I don't think it's necessary for groups like band or sports teams to have trips to Europe or halfway across the U.S. Those fundraising dollars could go back into the school to pay for the programs themselves.

mm1970
1-29-12, 11:57pm
I don't think there should be a rule that a teacher's work should be done at the school. I'm a professional (engineer/manager), as is my husband, and we work from home. My kid has homework too, why not a teacher?

I don't know what I'd cut. I guess sports. I wouldn't cut busing, depending on the area. While we are close enough to walk to the elementary school, the junior and high schools are much further away. Then again, we don't have busing - we have city busses.

As it is, in our elementary school, art, science, PE, and music are "extras" and the PTA has to raise $70,000 a year to provide them. Thus far we've raised less than half that.

Since when is science an extra??

Tradd
1-30-12, 12:10am
The schools I attended as a child and teen had no where near the number of specialized courses (at high school level) or the quality of art and music that I see in our district. I would not cut any of that - I think it's great. I wish I'd had that opportunity.

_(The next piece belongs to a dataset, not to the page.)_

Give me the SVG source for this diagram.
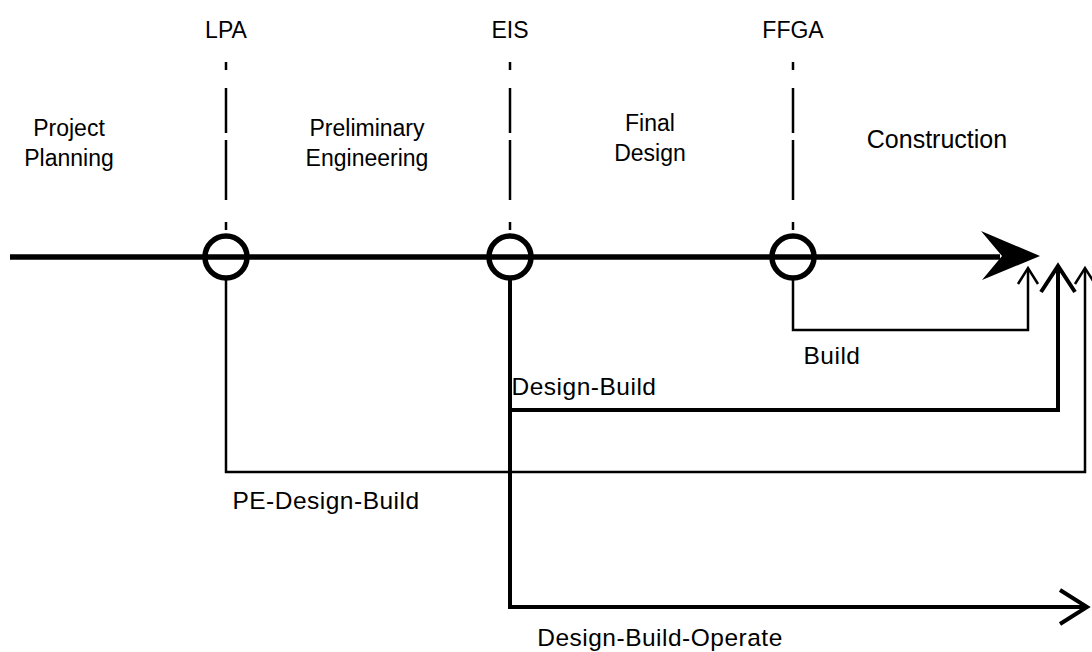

Libraries are essential to learning and cultivating a love of learning, in my opinion. One place where savings can occur in this area, though, is combining school with public libraries. I saw this done in a couple of new schools in Arizona - the school library doubled as a branch public library. Obviously this may raise security issues, but clearly it was working there.

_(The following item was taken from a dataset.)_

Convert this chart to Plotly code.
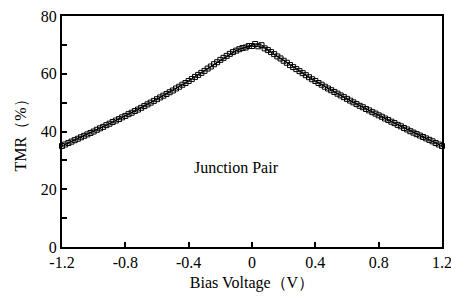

But I do think there are places where streamlining needs to occur, to save those other areas. Sports, for sure. Administration, as noted above. And planning/curriculum. This seems to be completely different at every elementary school in our district, which does not even cover one whole county! I think this degree of localization has run its course. I think that multiple districts, in some cases, could be combined. I'm thinking more suburban and rural, where the number of students per district is currently small compared to city districts.

While charging students for participation in activities is verboten due to equality issues, I think there could be an optional payment requested, or payment requested with available 'scholarship' funds for those who truly can't afford it, much as field trip payments work in our elementary school.

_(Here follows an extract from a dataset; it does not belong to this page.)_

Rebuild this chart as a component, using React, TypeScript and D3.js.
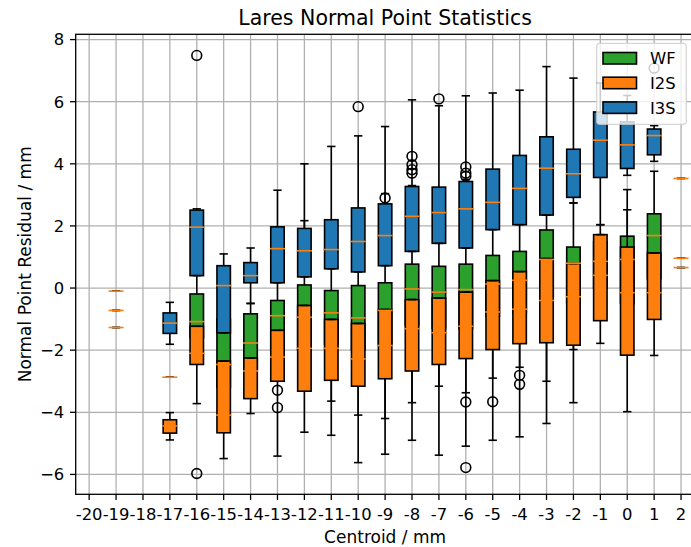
import { range, scaleLinear } from "d3";

// [centroid, whiskerLow, q1, median, q3, whiskerHigh, fliers]
type BoxStat = [number, number, number, number, number, number, number[]];

const centroidTicks = range(-20, 3);
const residualTicks = [-6, -4, -2, 0, 2, 4, 6, 8];

const wfStats: BoxStat[] = [
  [-19, -0.72, -0.72, -0.72, -0.72, -0.72, []],
  [-17, -2.87, -2.87, -2.87, -2.87, -2.87, []],
  [-16, -2.2, -1.6, -1.08, -0.19, 0.8, []],
  [-15, -4.2, -3.2, -2.46, -1.0, 0.0, []],
  [-14, -3.2, -2.6, -1.77, -0.83, -0.5, []],
  [-13, -2.9, -2.0, -0.89, -0.4, 0.3, [-3.29, -3.85]],
  [-12, -2.9, -2.0, -0.94, 0.1, 2.17, []],
  [-11, -3.64, -1.8, -0.8, -0.08, 1.0, []],
  [-10, -4.09, -2.0, -0.96, 0.08, 1.2, []],
  [-9, -4.2, -1.8, -0.72, 0.17, 3.04, [2.9]],
  [-8, -3.69, -1.2, -0.03, 0.77, 3.3, [4.24, 3.97, 3.81, 3.7]],
  [-7, -3.16, -1.3, -0.13, 0.7, 1.8, []],
  [-6, -3.37, -1.3, -0.05, 0.77, 3.5, [3.9, 3.7, 3.6, -3.67]],
  [-5, -2.9, -0.9, 0.13, 1.05, 2.0, [-3.66]],
  [-4, -2.55, -0.8, 0.25, 1.18, 2.2, [-2.81, -3.1]],
  [-3, -3.0, -0.3, 0.92, 1.87, 2.5, []],
  [-2, -1.98, -0.5, 0.8, 1.32, 2.74, []],
  [-1, -0.9, 0.0, 0.86, 1.5, 2.04, []],
  [0, -1.5, -0.5, 0.92, 1.67, 3.17, []],
  [1, -0.5, 0.3, 1.69, 2.39, 3.76, []],
  [2, 0.96, 0.96, 0.96, 0.96, 0.96, []]
];

const i2sStats: BoxStat[] = [
  [-19, -1.27, -1.27, -1.27, -1.27, -1.27, []],
  [-17, -4.89, -4.67, -4.44, -4.24, -4.01, []],
  [-16, -3.72, -2.46, -2.1, -1.23, -1.23, [-5.97]],
  [-15, -5.49, -4.66, -4.09, -2.35, -2.35, []],
  [-14, -4.04, -3.56, -2.67, -2.25, -2.25, []],
  [-13, -5.41, -3.0, -2.22, -1.36, -1.36, []],
  [-12, -4.64, -3.32, -1.94, -0.56, -0.56, []],
  [-11, -4.74, -2.97, -1.94, -1.01, -1.01, []],
  [-10, -5.62, -3.16, -2.28, -1.14, -1.14, []],
  [-9, -5.35, -2.92, -1.85, -0.69, -0.69, []],
  [-8, -4.9, -2.67, -1.31, -0.37, -0.37, []],
  [-7, -5.38, -2.46, -1.44, -0.32, -0.32, []],
  [-6, -5.09, -2.27, -1.23, -0.13, -0.13, [-5.78]],
  [-5, -4.9, -1.98, -0.77, 0.24, 0.24, []],
  [-4, -4.79, -1.79, -0.68, 0.53, 0.53, []],
  [-3, -4.36, -1.76, -0.4, 0.95, 0.95, []],
  [-2, -3.69, -1.84, -0.28, 0.79, 0.79, []],
  [-1, -1.78, -1.05, 0.41, 1.72, 1.72, []],
  [0, -3.98, -2.16, -0.15, 1.32, 2.52, []],
  [1, -2.17, -1.01, -0.15, 1.13, 1.13, []],
  [2, 0.66, 0.66, 0.66, 0.66, 0.66, []]
];

const i3sStats: BoxStat[] = [
  [-19, -0.1, -0.1, -0.1, -0.1, -0.1, []],
  [-17, -1.81, -1.46, -1.13, -0.8, -0.46, []],
  [-16, 0.4, 0.4, 1.96, 2.51, 2.55, [7.49]],
  [-15, -1.44, -1.44, 0.08, 0.72, 1.1, []],
  [-14, -0.49, 0.17, 0.4, 0.82, 1.29, []],
  [-13, 0.17, 0.17, 1.27, 1.97, 3.15, []],
  [-12, 0.36, 0.36, 1.2, 1.92, 4.0, []],
  [-11, 0.62, 0.62, 1.24, 2.2, 4.56, []],
  [-10, 0.52, 0.52, 1.5, 2.58, 4.9, [5.84]],
  [-9, 0.72, 0.72, 1.69, 2.71, 5.2, []],
  [-8, 1.18, 1.18, 2.31, 3.27, 6.06, []],
  [-7, 1.44, 1.44, 2.43, 3.25, 5.87, [6.09]],
  [-6, 1.29, 1.29, 2.55, 3.43, 6.19, []],
  [-5, 1.88, 1.88, 2.76, 3.83, 6.28, []],
  [-4, 2.04, 2.04, 3.21, 4.27, 6.37, []],
  [-3, 2.35, 2.35, 3.86, 4.87, 7.13, []],
  [-2, 2.74, 2.92, 3.68, 4.47, 6.76, []],
  [-1, 2.04, 3.56, 4.76, 5.67, 6.6, []],
  [0, 3.63, 3.85, 4.61, 5.35, 6.2, []],
  [1, 4.08, 4.29, 4.91, 5.12, 5.23, [7.08]],
  [2, 3.53, 3.53, 3.53, 3.53, 3.53, []]
];

const seriesNames = ["WF", "I2S", "I3S"];
const seriesColors = ["#2ca02c", "#ff7f0e", "#1f77b4"];
const seriesStats = [wfStats, i2sStats, i3sStats];

const width = 691;
const height = 547;
const plot = { left: 75.7, right: 694.5, top: 34.3, bottom: 494.3 };
const font = "'DejaVu Sans', sans-serif";
const tickSize = 16.4;
const labelSize = 17;
const lw = 1.6;
const boxWidth = 0.5;

const x = scaleLinear().domain([-20.5, 2.5]).range([plot.left, plot.right]);
const y = scaleLinear().domain([-6.64, 8.17]).range([plot.bottom, plot.top]);

function BoxGroup({ stat, color }: { stat: BoxStat; color: string }) {
  const [pos, lo, q1, , q3, hi, fliers] = stat;
  const x0 = x(pos - boxWidth / 2);
  const x1 = x(pos + boxWidth / 2);
  const cx = x(pos);
  const capHalf = x(boxWidth / 4) - x(0);
  return (
    <g>
      <rect
        x={x0}
        y={y(q3)}
        width={x1 - x0}
        height={Math.max(y(q1) - y(q3), 0)}
        fill={color}
        stroke="#000"
        strokeWidth={lw}
      />
      <line x1={cx} x2={cx} y1={y(q1)} y2={y(lo)} stroke="#000" strokeWidth={lw} />
      <line x1={cx} x2={cx} y1={y(q3)} y2={y(hi)} stroke="#000" strokeWidth={lw} />
      <line x1={cx - capHalf} x2={cx + capHalf} y1={y(lo)} y2={y(lo)} stroke="#000" strokeWidth={lw} strokeLinecap="square" />
      <line x1={cx - capHalf} x2={cx + capHalf} y1={y(hi)} y2={y(hi)} stroke="#000" strokeWidth={lw} strokeLinecap="square" />
      {fliers.map((f, i) => (
        <circle key={i} cx={cx} cy={y(f)} r={4.9} fill="none" stroke="#000" strokeWidth={lw} />
      ))}
    </g>
  );
}

export default function App() {
  const legendX = 596.7;
  const legendY = 43.3;
  return (
    <>
      <style>{"body{margin:0}"}</style>
      <svg width={width} height={height} style={{ display: "block", background: "#fff" }}>
        <rect width={width} height={height} fill="#fff" />
        <g stroke="#b0b0b0" strokeWidth={1.3}>
          {centroidTicks.map((t) => (
            <line key={`gx${t}`} x1={x(t)} x2={x(t)} y1={plot.top} y2={plot.bottom} />
          ))}
          {residualTicks.map((t) => (
            <line key={`gy${t}`} x1={plot.left} x2={plot.right} y1={y(t)} y2={y(t)} />
          ))}
        </g>
        {seriesStats.map((stats, si) => (
          <g key={seriesNames[si]}>
            {stats.map((s) => (
              <BoxGroup key={s[0]} stat={s} color={seriesColors[si]} />
            ))}
          </g>
        ))}
        {seriesStats.map((stats, si) => (
          <g key={`med${si}`} stroke="#ff7f0e" strokeWidth={lw} strokeLinecap="square">
            {stats.map((s) => (
              <line
                key={s[0]}
                x1={x(s[0] - boxWidth / 2)}
                x2={x(s[0] + boxWidth / 2)}
                y1={y(s[3])}
                y2={y(s[3])}
              />
            ))}
          </g>
        ))}
        <rect
          x={plot.left}
          y={plot.top}
          width={plot.right - plot.left}
          height={plot.bottom - plot.top}
          fill="none"
          stroke="#000"
          strokeWidth={1.3}
        />
        <g stroke="#000" strokeWidth={1.3}>
          {centroidTicks.map((t) => (
            <line key={`tx${t}`} x1={x(t)} x2={x(t)} y1={plot.bottom} y2={plot.bottom + 5.7} />
          ))}
          {residualTicks.map((t) => (
            <line key={`ty${t}`} x1={plot.left - 5.7} x2={plot.left} y1={y(t)} y2={y(t)} />
          ))}
        </g>
        <g fontFamily={font} fontSize={tickSize} fill="#000">
          {centroidTicks.map((t) => (
            <text key={`lx${t}`} x={x(t)} y={520} textAnchor="middle">
              {String(t)}
            </text>
          ))}
          {residualTicks.map((t) => (
            <text key={`ly${t}`} x={64.3} y={y(t) + 5.9} textAnchor="end">
              {t < 0 ? `\u2212${-t}` : String(t)}
            </text>
          ))}
          <text x={(plot.left + plot.right) / 2} y={543} textAnchor="middle" fontSize={labelSize}>
            Centroid / mm
          </text>
          <text
            transform={`translate(31,${(plot.top + plot.bottom) / 2}) rotate(-90)`}
            textAnchor="middle"
            fontSize={labelSize}
          >
            Normal Point Residual / mm
          </text>
          <text x={(plot.left + plot.right) / 2} y={25} textAnchor="middle" fontSize={20.5}>
            Lares Normal Point Statistics
          </text>
        </g>
        <g>
          <rect
            x={legendX}
            y={legendY}
            width={89.6}
            height={81}
            rx={3.3}
            fill="#fff"
            fillOpacity={0.8}
            stroke="#cccccc"
            strokeOpacity={0.8}
            strokeWidth={1.3}
          />
          {seriesNames.map((name, i) => {
            const cy = 58.3 + i * 24.7;
            return (
              <g key={name}>
                <rect
                  x={603}
                  y={cy - 5.8}
                  width={33.5}
                  height={11.5}
                  fill={seriesColors[i]}
                  stroke="#000"
                  strokeWidth={lw}
                />
                <text x={650} y={cy + 5.9} fontFamily={font} fontSize={tickSize}>
                  {name}
                </text>
              </g>
            );
          })}
        </g>
      </svg>
    </>
  );
}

Our district outsources busing, and parents pay for busing if they live within 2 miles of the school. Most opt to pay for it since this is Minnesota and it is impossible to walk or bike 2 miles without turning into an icicle for at least a couple months of the year... not to mention that we have limited sidewalks, and the streets are quite icy when we get freeze/thaw cycles.

I don't think it's necessary for groups like band or sports teams to have trips to Europe or halfway across the U.S. Those fundraising dollars could go back into the school to pay for the programs themselves.

I heard on the radio news here a few days ago that some inner city Chicago high school marching band has been invited to play at the summer Olympics in London. Cost? Over $400K! And the person from the school was going on and on that "we have to do this for the children." But $400K in these economic conditions?

I think there is a real security issue combining public libraries with the school libraries IN THE SCHOOL. Take the school library's collection and give it to the public library.

Rosemary
1-30-12, 7:27am
Take the school library's collection and give it to the public library.

This would create an access problem for many students. Those who have two working parents in particular would have difficulty in checking out books. I know, because my parents very rarely took me to the public library as a child and I used the school libraries daily.

Miss Cellane
1-30-12, 8:37am
I don't think there should be a rule that a teacher's work should be done at the school. I'm a professional (engineer/manager), as is my husband, and we work from home. My kid has homework too, why not a teacher?

I don't know what I'd cut. I guess sports. I wouldn't cut busing, depending on the area. While we are close enough to walk to the elementary school, the junior and high schools are much further away. Then again, we don't have busing - we have city busses.

As it is, in our elementary school, art, science, PE, and music are "extras" and the PTA has to raise $70,000 a year to provide them. Thus far we've raised less than half that.

Since when is science an extra??

How on earth did someone make the decision that science is an extra?

I'm having a horrible feeling that science isn't tested in No Child Left Behind, and therefore someone decided to keep math and reading and writing, because those are tested in NCLB, but felt it was okay to drop science. And that is sad.

jennipurrr
2-4-12, 10:26pm
I am in a state with a lot of rural/poor schools. A Latin, or even Spanish class is often not feasible because only there are often only a few students interested and much more often, they can not find someone in podunk, nowhere to teach the class. My state (and I know there are more states that do this) created an online program where kids can go to the library or a computer lab during that class period and be able to take this classes. Its not perfect, but it really gave them an opportunity...it started as mostly language, AP, and advanced math classes. Now a lot of schools are using it in a time of limited budgets to expand/keep their offerings but cut staff. Not sure if that is a good thing, but at least the kids are able to take the classes.

Funding (state here, possibly also federal?) is based on the amount of days a student's butt is in the chair. So, that would never work for getting the 16 year olds out who aren't interested or letting kids graduate early. My sister and I were recently discussing how miserable some the material in high school was (she is having to teach a particularly useless class) and how her school she teaches at (in a different state) encourages dual enrollment at a college and early graduation, but that would not fly with the funding structure in my state. I know it is similar other places because on the TV show The Wire, set in MD, there was a season that showed all the dysfunction of inner city schools, and they had an episode where they hired temp workers as truancy officers to round up the kids who weren't in school for a certain amount of time until they "counted" for the year, then they didn't care if they came back.

Where my sister teaches, she gets a certain amount of sick days, but if/when she uses them the pay for the sub comes directly out of her paycheck. On the flip side, if she fills in as a sub during her planning time she gets paid extra to do so. The sub pay is less than her pay for the day, so she isn't losing all her pay, and it certainly discourages taking sick days unless you really need them. She didn't like the idea of it at first, but since she rarely calls in sick and her planning period is the last period of the day she has been able to pick up a little extra money from it. I don't think the teacher labor union in my state would ever let that fly.